REQUIRED TASK → Can you write out all the lines word for word, with no pictures?

--- BEGIN ---

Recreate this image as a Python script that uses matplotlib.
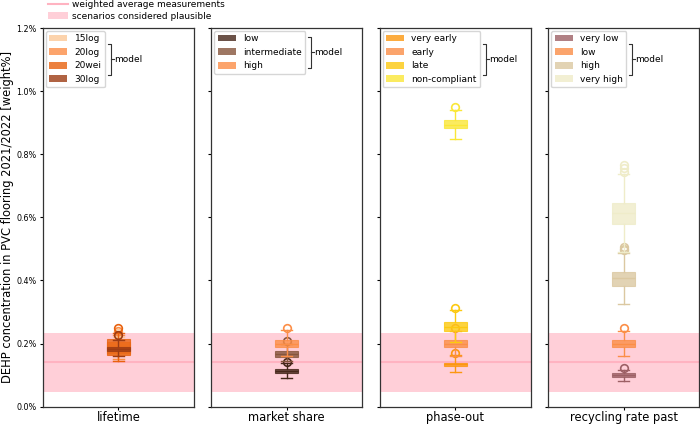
import matplotlib
matplotlib.use("Agg")
import matplotlib.pyplot as plt
from matplotlib.patches import Patch
from matplotlib.lines import Line2D
from matplotlib.ticker import FuncFormatter

# ---------------- data (values in weight%) ----------------
panel_titles = ["lifetime", "market share", "phase-out", "recycling rate past"]

lifetime_labels = ["15log", "20log", "20wei", "30log"]
lifetime_whislo = [0.150, 0.152, 0.146, 0.160]
lifetime_q1 = [0.166, 0.170, 0.163, 0.176]
lifetime_med = [0.180, 0.183, 0.186, 0.182]
lifetime_q3 = [0.200, 0.205, 0.213, 0.190]
lifetime_whishi = [0.222, 0.228, 0.235, 0.212]
lifetime_fliers = [[0.232], [0.240], [0.248], [0.226]]

market_labels = ["low", "intermediate", "high"]
market_whislo = [0.090, 0.145, 0.162]
market_q1 = [0.106, 0.158, 0.189]
market_med = [0.112, 0.167, 0.200]
market_q3 = [0.119, 0.176, 0.2126]
market_whishi = [0.137, 0.200, 0.242]
market_fliers = [[0.141], [0.207], [0.248]]

phase_labels = ["very early", "early", "late", "non-compliant"]
phase_whislo = [0.109, 0.162, 0.205, 0.848]
phase_q1 = [0.128, 0.189, 0.240, 0.882]
phase_med = [0.134, 0.200, 0.254, 0.894]
phase_q3 = [0.140, 0.210, 0.268, 0.908]
phase_whishi = [0.165, 0.241, 0.307, 0.940]
phase_fliers = [[0.170], [0.248], [0.313], [0.950]]

recyc_labels = ["very low", "low", "high", "very high"]
recyc_whislo = [0.081, 0.162, 0.326, 0.490]
recyc_q1 = [0.0946, 0.189, 0.382, 0.580]
recyc_med = [0.100, 0.200, 0.407, 0.615]
recyc_q3 = [0.106, 0.210, 0.426, 0.647]
recyc_whishi = [0.117, 0.241, 0.486, 0.738]
recyc_fliers = [[0.124], [0.248], [0.495, 0.500, 0.505], [0.745, 0.755, 0.765]]

measured_avg = 0.142
plausible_low = 0.047
plausible_high = 0.234

# ---------------- styles ----------------
lifetime_colors = ["#fcc997", "#fc8e47", "#e8620f", "#9c3c14"]
market_colors = ["#46271a", "#86553c", "#fc8e47"]
phase_colors = ["#fc9710", "#fb8e47", "#fcc910", "#fae738"]
recyc_colors = ["#9c6065", "#fb8e47", "#dbc8a1", "#efecc9"]

panels = [
    (lifetime_labels, lifetime_whislo, lifetime_q1, lifetime_med, lifetime_q3, lifetime_whishi, lifetime_fliers, lifetime_colors),
    (market_labels, market_whislo, market_q1, market_med, market_q3, market_whishi, market_fliers, market_colors),
    (phase_labels, phase_whislo, phase_q1, phase_med, phase_q3, phase_whishi, phase_fliers, phase_colors),
    (recyc_labels, recyc_whislo, recyc_q1, recyc_med, recyc_q3, recyc_whishi, recyc_fliers, recyc_colors),
]

ALPHA = 0.8
BAND_COLOR = "pink"
LINE_COLOR = "#ffb3c1"
FS_SMALL = 6.5
FS_TICK = 5.8
FS_LABEL = 8.3

fig = plt.figure(figsize=(7.0, 4.24), dpi=100)
axes = fig.subplots(1, 4, sharey=True)
fig.subplots_adjust(left=43 / 700, right=699 / 700, bottom=1 - 406.7 / 424,
                    top=1 - 28 / 424, wspace=0.117)

legends = []
for ax, title, (labels, wlo, q1, med, q3, whi, fl, colors) in zip(axes, panel_titles, panels):
    ax.axhspan(plausible_low, plausible_high, color=BAND_COLOR, alpha=0.75, lw=0, zorder=0)
    ax.axhline(measured_avg, color=LINE_COLOR, lw=1.5, zorder=0.5)
    for i, lab in enumerate(labels):
        st = [dict(label=lab, whislo=wlo[i], q1=q1[i], med=med[i], q3=q3[i],
                   whishi=whi[i], fliers=fl[i])]
        c = colors[i]
        ax.bxp(st, positions=[1], widths=0.15, patch_artist=True,
               boxprops=dict(facecolor=c, edgecolor=c, alpha=ALPHA, lw=0.8),
               medianprops=dict(color=c, lw=1.0),
               whiskerprops=dict(color=c, lw=1.0),
               capprops=dict(color=c, lw=1.0),
               flierprops=dict(marker="o", markerfacecolor="none", markeredgecolor=c,
                               markersize=5.5, markeredgewidth=1.2),
               manage_ticks=False, zorder=2 + i)
    ax.set_xlim(0.5, 1.5)
    ax.set_xticks([1])
    ax.set_xticklabels([title], fontsize=FS_LABEL)
    ax.tick_params(axis="y", labelsize=FS_TICK, length=2.5, pad=2)
    ax.tick_params(axis="x", length=2, pad=1.2)
    for sp in ax.spines.values():
        sp.set_color("#333333")
        sp.set_linewidth(0.9)
    handles = [Patch(facecolor=c, edgecolor="none", alpha=ALPHA) for c in colors]
    leg = ax.legend(handles, labels, loc="upper left", fontsize=FS_SMALL,
                    borderaxespad=0.3, handlelength=2.0, handleheight=0.75,
                    labelspacing=0.5, framealpha=0.8)
    legends.append(leg)

axes[0].set_ylim(0, 1.2)
axes[0].set_yticks([0, 0.2, 0.4, 0.6, 0.8, 1.0, 1.2])
axes[0].yaxis.set_major_formatter(FuncFormatter(lambda v, _: f"{v:.1f}%"))
axes[0].set_ylabel("DEHP concentration in PVC flooring 2021/2022 [weight%]", fontsize=FS_LABEL)
axes[0].yaxis.set_label_coords(-0.19, 0.5)

# brackets with "model"
fig.canvas.draw()
renderer = fig.canvas.get_renderer()
for ax, leg in zip(axes, legends):
    bb = leg.get_window_extent(renderer)
    inv = ax.transAxes.inverted()
    cy = (bb.y0 + bb.y1) / 2
    xb, yc = inv.transform((bb.x1 + 6, cy))
    y0 = inv.transform((0, cy - 15.5))[1]
    y1 = inv.transform((0, cy + 15.5))[1]
    arm = inv.transform((bb.x1 + 6 - 3, 0))[0]
    tick = inv.transform((bb.x1 + 6 + 3, 0))[0]
    ax.plot([arm, xb, xb, arm], [y0, y0, y1, y1], color="#333333", lw=0.8,
            transform=ax.transAxes, clip_on=False, zorder=10)
    ax.plot([xb, tick], [yc, yc], color="#333333", lw=0.8,
            transform=ax.transAxes, clip_on=False, zorder=10)
    ax.text(tick, yc, "model", fontsize=FS_SMALL, va="center", ha="left",
            transform=ax.transAxes)

# figure legend
fig_handles = [Line2D([], [], color=LINE_COLOR, lw=1.5),
               Patch(facecolor=BAND_COLOR, alpha=0.75, edgecolor="none")]
fig.legend(fig_handles, ["weighted average measurements", "scenarios considered plausible"],
           loc="upper left", bbox_to_anchor=(48 / 700, 1.0), frameon=False,
           fontsize=FS_SMALL, labelspacing=0.3, borderpad=0, borderaxespad=0,
           handlelength=2.2, handletextpad=0.5)

fig.savefig("out.png", dpi=100)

--- END ---

EXERCISE OUTPUT →
Recreate this image as a Python script that uses matplotlib.
import matplotlib
matplotlib.use("Agg")
import matplotlib.pyplot as plt
from matplotlib.patches import Patch
from matplotlib.lines import Line2D
from matplotlib.ticker import FuncFormatter

# ---------------- data (values in weight%) ----------------
panel_titles = ["lifetime", "market share", "phase-out", "recycling rate past"]

lifetime_labels = ["15log", "20log", "20wei", "30log"]
lifetime_whislo = [0.150, 0.152, 0.146, 0.160]
lifetime_q1 = [0.166, 0.170, 0.163, 0.176]
lifetime_med = [0.180, 0.183, 0.186, 0.182]
lifetime_q3 = [0.200, 0.205, 0.213, 0.190]
lifetime_whishi = [0.222, 0.228, 0.235, 0.212]
lifetime_fliers = [[0.232], [0.240], [0.248], [0.226]]

market_labels = ["low", "intermediate", "high"]
market_whislo = [0.090, 0.145, 0.162]
market_q1 = [0.106, 0.158, 0.189]
market_med = [0.112, 0.167, 0.200]
market_q3 = [0.119, 0.176, 0.2126]
market_whishi = [0.137, 0.200, 0.242]
market_fliers = [[0.141], [0.207], [0.248]]

phase_labels = ["very early", "early", "late", "non-compliant"]
phase_whislo = [0.109, 0.162, 0.205, 0.848]
phase_q1 = [0.128, 0.189, 0.240, 0.882]
phase_med = [0.134, 0.200, 0.254, 0.894]
phase_q3 = [0.140, 0.210, 0.268, 0.908]
phase_whishi = [0.165, 0.241, 0.307, 0.940]
phase_fliers = [[0.170], [0.248], [0.313], [0.950]]

recyc_labels = ["very low", "low", "high", "very high"]
recyc_whislo = [0.081, 0.162, 0.326, 0.490]
recyc_q1 = [0.0946, 0.189, 0.382, 0.580]
recyc_med = [0.100, 0.200, 0.407, 0.615]
recyc_q3 = [0.106, 0.210, 0.426, 0.647]
recyc_whishi = [0.117, 0.241, 0.486, 0.738]
recyc_fliers = [[0.124], [0.248], [0.495, 0.500, 0.505], [0.745, 0.755, 0.765]]

measured_avg = 0.142
plausible_low = 0.047
plausible_high = 0.234

# ---------------- styles ----------------
lifetime_colors = ["#fcc997", "#fc8e47", "#e8620f", "#9c3c14"]
market_colors = ["#46271a", "#86553c", "#fc8e47"]
phase_colors = ["#fc9710", "#fb8e47", "#fcc910", "#fae738"]
recyc_colors = ["#9c6065", "#fb8e47", "#dbc8a1", "#efecc9"]

panels = [
    (lifetime_labels, lifetime_whislo, lifetime_q1, lifetime_med, lifetime_q3, lifetime_whishi, lifetime_fliers, lifetime_colors),
    (market_labels, market_whislo, market_q1, market_med, market_q3, market_whishi, market_fliers, market_colors),
    (phase_labels, phase_whislo, phase_q1, phase_med, phase_q3, phase_whishi, phase_fliers, phase_colors),
    (recyc_labels, recyc_whislo, recyc_q1, recyc_med, recyc_q3, recyc_whishi, recyc_fliers, recyc_colors),
]

ALPHA = 0.8
BAND_COLOR = "pink"
LINE_COLOR = "#ffb3c1"
FS_SMALL = 6.5
FS_TICK = 5.8
FS_LABEL = 8.3

fig = plt.figure(figsize=(7.0, 4.24), dpi=100)
axes = fig.subplots(1, 4, sharey=True)
fig.subplots_adjust(left=43 / 700, right=699 / 700, bottom=1 - 406.7 / 424,
                    top=1 - 28 / 424, wspace=0.117)

legends = []
for ax, title, (labels, wlo, q1, med, q3, whi, fl, colors) in zip(axes, panel_titles, panels):
    ax.axhspan(plausible_low, plausible_high, color=BAND_COLOR, alpha=0.75, lw=0, zorder=0)
    ax.axhline(measured_avg, color=LINE_COLOR, lw=1.5, zorder=0.5)
    for i, lab in enumerate(labels):
        st = [dict(label=lab, whislo=wlo[i], q1=q1[i], med=med[i], q3=q3[i],
                   whishi=whi[i], fliers=fl[i])]
        c = colors[i]
        ax.bxp(st, positions=[1], widths=0.15, patch_artist=True,
               boxprops=dict(facecolor=c, edgecolor=c, alpha=ALPHA, lw=0.8),
               medianprops=dict(color=c, lw=1.0),
               whiskerprops=dict(color=c, lw=1.0),
               capprops=dict(color=c, lw=1.0),
               flierprops=dict(marker="o", markerfacecolor="none", markeredgecolor=c,
                               markersize=5.5, markeredgewidth=1.2),
               manage_ticks=False, zorder=2 + i)
    ax.set_xlim(0.5, 1.5)
    ax.set_xticks([1])
    ax.set_xticklabels([title], fontsize=FS_LABEL)
    ax.tick_params(axis="y", labelsize=FS_TICK, length=2.5, pad=2)
    ax.tick_params(axis="x", length=2, pad=1.2)
    for sp in ax.spines.values():
        sp.set_color("#333333")
        sp.set_linewidth(0.9)
    handles = [Patch(facecolor=c, edgecolor="none", alpha=ALPHA) for c in colors]
    leg = ax.legend(handles, labels, loc="upper left", fontsize=FS_SMALL,
                    borderaxespad=0.3, handlelength=2.0, handleheight=0.75,
                    labelspacing=0.5, framealpha=0.8)
    legends.append(leg)

axes[0].set_ylim(0, 1.2)
axes[0].set_yticks([0, 0.2, 0.4, 0.6, 0.8, 1.0, 1.2])
axes[0].yaxis.set_major_formatter(FuncFormatter(lambda v, _: f"{v:.1f}%"))
axes[0].set_ylabel("DEHP concentration in PVC flooring 2021/2022 [weight%]", fontsize=FS_LABEL)
axes[0].yaxis.set_label_coords(-0.19, 0.5)

# brackets with "model"
fig.canvas.draw()
renderer = fig.canvas.get_renderer()
for ax, leg in zip(axes, legends):
    bb = leg.get_window_extent(renderer)
    inv = ax.transAxes.inverted()
    cy = (bb.y0 + bb.y1) / 2
    xb, yc = inv.transform((bb.x1 + 6, cy))
    y0 = inv.transform((0, cy - 15.5))[1]
    y1 = inv.transform((0, cy + 15.5))[1]
    arm = inv.transform((bb.x1 + 6 - 3, 0))[0]
    tick = inv.transform((bb.x1 + 6 + 3, 0))[0]
    ax.plot([arm, xb, xb, arm], [y0, y0, y1, y1], color="#333333", lw=0.8,
            transform=ax.transAxes, clip_on=False, zorder=10)
    ax.plot([xb, tick], [yc, yc], color="#333333", lw=0.8,
            transform=ax.transAxes, clip_on=False, zorder=10)
    ax.text(tick, yc, "model", fontsize=FS_SMALL, va="center", ha="left",
            transform=ax.transAxes)

# figure legend
fig_handles = [Line2D([], [], color=LINE_COLOR, lw=1.5),
               Patch(facecolor=BAND_COLOR, alpha=0.75, edgecolor="none")]
fig.legend(fig_handles, ["weighted average measurements", "scenarios considered plausible"],
           loc="upper left", bbox_to_anchor=(48 / 700, 1.0), frameon=False,
           fontsize=FS_SMALL, labelspacing=0.3, borderpad=0, borderaxespad=0,
           handlelength=2.2, handletextpad=0.5)

fig.savefig("out.png", dpi=100)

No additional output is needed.